Também no mercado doméstico brasileiro há um grande potencial de agregar valor a produtos que possuam selo Kosher. Vivemos a globalização da cultura de consumo, e, havendo disponibilidade, certamente o consumidor brasileiro preferirá alimentos industrializados com selo Kosher, à medida que compreenda os benefícios dele e porque se tornou esse fenômeno na preferência dos consumidores dos países que temos citado.

A Europa também valoriza muito o selo Kosher nos alimentos industrializados, como certificado de qualidade. Mas quando se trata de abate Kosher há uma massiva e sistemática campanha para proibir o abate Kosher e Halal no seu modo tradicional. Ou seja, sem que o animal seja previamente abatido por pistola pneumática ou outro método. Bélgica proibiu. Holanda permite apenas para mercado interno. Portugal proibiu. Na Suíça já é proibido o abate e há movimento para proibir a importação. A Polônia, quinto maior fornecedor de Israel, discute a manutenção de abate Kosher apenas para o mercado interno, baseado num discurso positivista constitucional.

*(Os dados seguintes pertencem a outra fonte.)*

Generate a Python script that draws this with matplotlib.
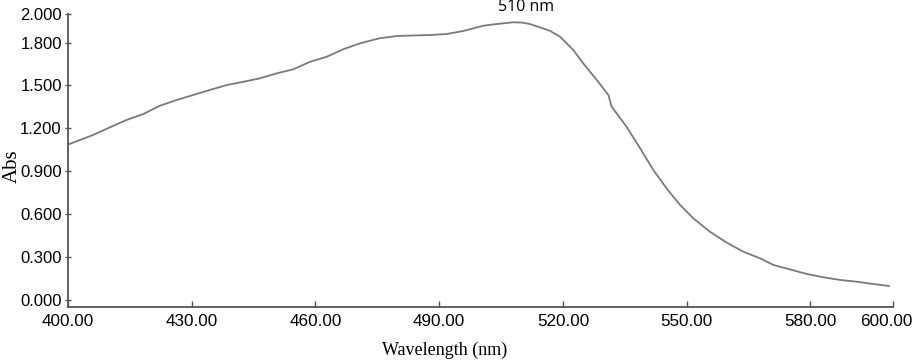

A notícia mais esdrúxula sobre o tema veio esta semana. Uma notícia que parece ter saído de jornais de quase um século atrás. O estado austríaco Lower Austria anunciou que vai regulamentar uma norma que obriga os judeus consumidores de carne Kosher a se cadastrarem para ter direito a comprar carne Kosher. Defendem que isso é parte de um programa de bem-estar animal. Esse tipo de iniciativa não faz o menor sentido, apenas faz lembrar as ações iniciais do nazismo na Alemanha dos anos 1930, que alcançavam também a Áustria, anexada. A iniciativa seria para limitar ao máximo o consumo de carne Kosher.

Sem dúvida, um ato de racismo. Sem me extender demais no tema, já que não escrevo sobre política, recordo aqui o princípio de MacPherson, que define que um incidente é considerado racista se ele for percebido pela vítima do incidente como tal.

Isso reforça a ideia que venho divulgando de que em breve a indústria da carne brasileira, assim como dos vizinhos do Mercosul, terão acesso a um grande e novo mercado Kosher e Halal da Europa.

Se já se discute regular a venda da carne Kosher, alguém crê que há futuro para o abate Kosher na Europa?